COLLECTED MATERIAL:
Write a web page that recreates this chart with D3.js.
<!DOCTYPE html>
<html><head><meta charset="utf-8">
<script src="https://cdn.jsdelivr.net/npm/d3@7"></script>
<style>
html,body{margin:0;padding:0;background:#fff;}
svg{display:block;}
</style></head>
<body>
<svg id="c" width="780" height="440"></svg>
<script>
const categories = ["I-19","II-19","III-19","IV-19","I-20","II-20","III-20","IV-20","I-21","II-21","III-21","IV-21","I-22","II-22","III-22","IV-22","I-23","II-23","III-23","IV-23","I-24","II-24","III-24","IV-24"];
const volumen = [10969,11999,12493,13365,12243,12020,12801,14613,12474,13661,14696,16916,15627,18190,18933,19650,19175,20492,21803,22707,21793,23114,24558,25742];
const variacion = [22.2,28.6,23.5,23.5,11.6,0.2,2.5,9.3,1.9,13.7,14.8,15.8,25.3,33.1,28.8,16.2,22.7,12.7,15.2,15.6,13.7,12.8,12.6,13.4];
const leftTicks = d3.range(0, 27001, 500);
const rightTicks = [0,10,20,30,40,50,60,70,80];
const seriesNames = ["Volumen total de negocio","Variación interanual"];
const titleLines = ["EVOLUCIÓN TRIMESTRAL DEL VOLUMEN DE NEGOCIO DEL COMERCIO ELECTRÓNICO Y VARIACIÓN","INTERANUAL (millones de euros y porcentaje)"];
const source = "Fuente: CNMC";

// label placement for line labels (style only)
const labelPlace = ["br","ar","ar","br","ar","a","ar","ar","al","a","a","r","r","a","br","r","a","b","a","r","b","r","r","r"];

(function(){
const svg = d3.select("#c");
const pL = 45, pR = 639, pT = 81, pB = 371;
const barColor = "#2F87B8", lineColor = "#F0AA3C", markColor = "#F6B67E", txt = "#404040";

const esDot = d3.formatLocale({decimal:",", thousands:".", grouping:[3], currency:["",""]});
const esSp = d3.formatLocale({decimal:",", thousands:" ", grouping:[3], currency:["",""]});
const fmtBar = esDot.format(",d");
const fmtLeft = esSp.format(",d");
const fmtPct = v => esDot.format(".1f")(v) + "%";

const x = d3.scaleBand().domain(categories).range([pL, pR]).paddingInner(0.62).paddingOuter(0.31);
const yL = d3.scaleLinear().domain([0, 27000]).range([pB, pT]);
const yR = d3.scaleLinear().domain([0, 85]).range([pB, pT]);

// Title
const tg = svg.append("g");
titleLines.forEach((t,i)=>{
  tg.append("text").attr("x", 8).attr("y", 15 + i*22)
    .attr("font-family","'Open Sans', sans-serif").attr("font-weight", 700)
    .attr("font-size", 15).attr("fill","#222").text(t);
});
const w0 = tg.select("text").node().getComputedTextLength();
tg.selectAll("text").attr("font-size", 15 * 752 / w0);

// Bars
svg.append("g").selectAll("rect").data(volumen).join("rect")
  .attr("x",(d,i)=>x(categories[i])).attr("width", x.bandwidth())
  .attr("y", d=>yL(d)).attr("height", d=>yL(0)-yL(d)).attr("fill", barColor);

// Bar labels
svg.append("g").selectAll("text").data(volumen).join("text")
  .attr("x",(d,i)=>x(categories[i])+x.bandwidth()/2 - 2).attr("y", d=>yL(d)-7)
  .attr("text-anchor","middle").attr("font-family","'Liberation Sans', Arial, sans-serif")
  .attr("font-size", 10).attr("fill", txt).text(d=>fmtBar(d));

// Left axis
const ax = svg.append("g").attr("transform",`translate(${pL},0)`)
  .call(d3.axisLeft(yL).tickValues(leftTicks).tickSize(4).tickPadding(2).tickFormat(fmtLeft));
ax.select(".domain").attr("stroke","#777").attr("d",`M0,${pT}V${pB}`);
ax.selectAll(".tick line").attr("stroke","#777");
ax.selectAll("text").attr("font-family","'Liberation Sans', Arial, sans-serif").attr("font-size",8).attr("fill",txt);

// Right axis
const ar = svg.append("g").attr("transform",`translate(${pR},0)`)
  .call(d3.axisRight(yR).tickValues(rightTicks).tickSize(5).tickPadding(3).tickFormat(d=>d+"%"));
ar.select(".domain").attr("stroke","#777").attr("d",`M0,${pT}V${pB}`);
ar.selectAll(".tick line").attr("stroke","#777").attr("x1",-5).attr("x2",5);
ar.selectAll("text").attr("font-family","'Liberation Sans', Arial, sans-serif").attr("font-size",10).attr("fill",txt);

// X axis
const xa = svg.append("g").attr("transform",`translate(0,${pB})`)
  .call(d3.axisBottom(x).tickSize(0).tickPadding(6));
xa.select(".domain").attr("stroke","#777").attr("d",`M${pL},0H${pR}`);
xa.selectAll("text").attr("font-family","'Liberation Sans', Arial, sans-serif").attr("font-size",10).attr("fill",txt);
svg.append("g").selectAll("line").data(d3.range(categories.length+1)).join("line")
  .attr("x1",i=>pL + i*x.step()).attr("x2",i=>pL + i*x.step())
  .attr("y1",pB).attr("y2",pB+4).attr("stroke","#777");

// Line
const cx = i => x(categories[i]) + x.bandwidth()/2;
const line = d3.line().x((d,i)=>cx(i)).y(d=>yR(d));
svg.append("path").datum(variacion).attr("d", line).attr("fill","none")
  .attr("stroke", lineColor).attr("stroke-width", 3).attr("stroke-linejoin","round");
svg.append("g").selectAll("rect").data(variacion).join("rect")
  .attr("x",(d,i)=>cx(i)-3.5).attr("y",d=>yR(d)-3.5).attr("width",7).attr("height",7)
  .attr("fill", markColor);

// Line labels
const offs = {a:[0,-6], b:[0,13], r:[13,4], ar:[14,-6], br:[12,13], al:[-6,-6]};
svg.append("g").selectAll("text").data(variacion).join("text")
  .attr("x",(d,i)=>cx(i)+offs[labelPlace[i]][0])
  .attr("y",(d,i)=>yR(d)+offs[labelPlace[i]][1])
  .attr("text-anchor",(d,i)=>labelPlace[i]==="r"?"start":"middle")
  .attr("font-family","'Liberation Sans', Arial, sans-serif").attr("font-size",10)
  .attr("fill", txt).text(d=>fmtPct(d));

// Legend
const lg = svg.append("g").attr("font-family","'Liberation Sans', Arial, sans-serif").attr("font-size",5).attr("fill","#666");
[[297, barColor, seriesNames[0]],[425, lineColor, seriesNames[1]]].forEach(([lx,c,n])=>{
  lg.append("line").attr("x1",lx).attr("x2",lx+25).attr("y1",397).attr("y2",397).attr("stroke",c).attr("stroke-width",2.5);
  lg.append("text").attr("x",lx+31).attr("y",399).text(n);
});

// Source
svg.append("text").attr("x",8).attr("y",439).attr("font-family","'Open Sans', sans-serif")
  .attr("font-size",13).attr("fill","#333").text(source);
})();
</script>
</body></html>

REQUIRED TASK:
In the listing above, reproduce the first line and each one after it through the line that contains "const yR = d3.scaleLinear().domain([0, 85]).range([pB, pT]);".

RESPONSE FOR THIS EXERCISE:
Write a web page that recreates this chart with D3.js.
<!DOCTYPE html>
<html><head><meta charset="utf-8">
<script src="https://cdn.jsdelivr.net/npm/d3@7"></script>
<style>
html,body{margin:0;padding:0;background:#fff;}
svg{display:block;}
</style></head>
<body>
<svg id="c" width="780" height="440"></svg>
<script>
const categories = ["I-19","II-19","III-19","IV-19","I-20","II-20","III-20","IV-20","I-21","II-21","III-21","IV-21","I-22","II-22","III-22","IV-22","I-23","II-23","III-23","IV-23","I-24","II-24","III-24","IV-24"];
const volumen = [10969,11999,12493,13365,12243,12020,12801,14613,12474,13661,14696,16916,15627,18190,18933,19650,19175,20492,21803,22707,21793,23114,24558,25742];
const variacion = [22.2,28.6,23.5,23.5,11.6,0.2,2.5,9.3,1.9,13.7,14.8,15.8,25.3,33.1,28.8,16.2,22.7,12.7,15.2,15.6,13.7,12.8,12.6,13.4];
const leftTicks = d3.range(0, 27001, 500);
const rightTicks = [0,10,20,30,40,50,60,70,80];
const seriesNames = ["Volumen total de negocio","Variación interanual"];
const titleLines = ["EVOLUCIÓN TRIMESTRAL DEL VOLUMEN DE NEGOCIO DEL COMERCIO ELECTRÓNICO Y VARIACIÓN","INTERANUAL (millones de euros y porcentaje)"];
const source = "Fuente: CNMC";

// label placement for line labels (style only)
const labelPlace = ["br","ar","ar","br","ar","a","ar","ar","al","a","a","r","r","a","br","r","a","b","a","r","b","r","r","r"];

(function(){
const svg = d3.select("#c");
const pL = 45, pR = 639, pT = 81, pB = 371;
const barColor = "#2F87B8", lineColor = "#F0AA3C", markColor = "#F6B67E", txt = "#404040";

const esDot = d3.formatLocale({decimal:",", thousands:".", grouping:[3], currency:["",""]});
const esSp = d3.formatLocale({decimal:",", thousands:" ", grouping:[3], currency:["",""]});
const fmtBar = esDot.format(",d");
const fmtLeft = esSp.format(",d");
const fmtPct = v => esDot.format(".1f")(v) + "%";

const x = d3.scaleBand().domain(categories).range([pL, pR]).paddingInner(0.62).paddingOuter(0.31);
const yL = d3.scaleLinear().domain([0, 27000]).range([pB, pT]);
const yR = d3.scaleLinear().domain([0, 85]).range([pB, pT]);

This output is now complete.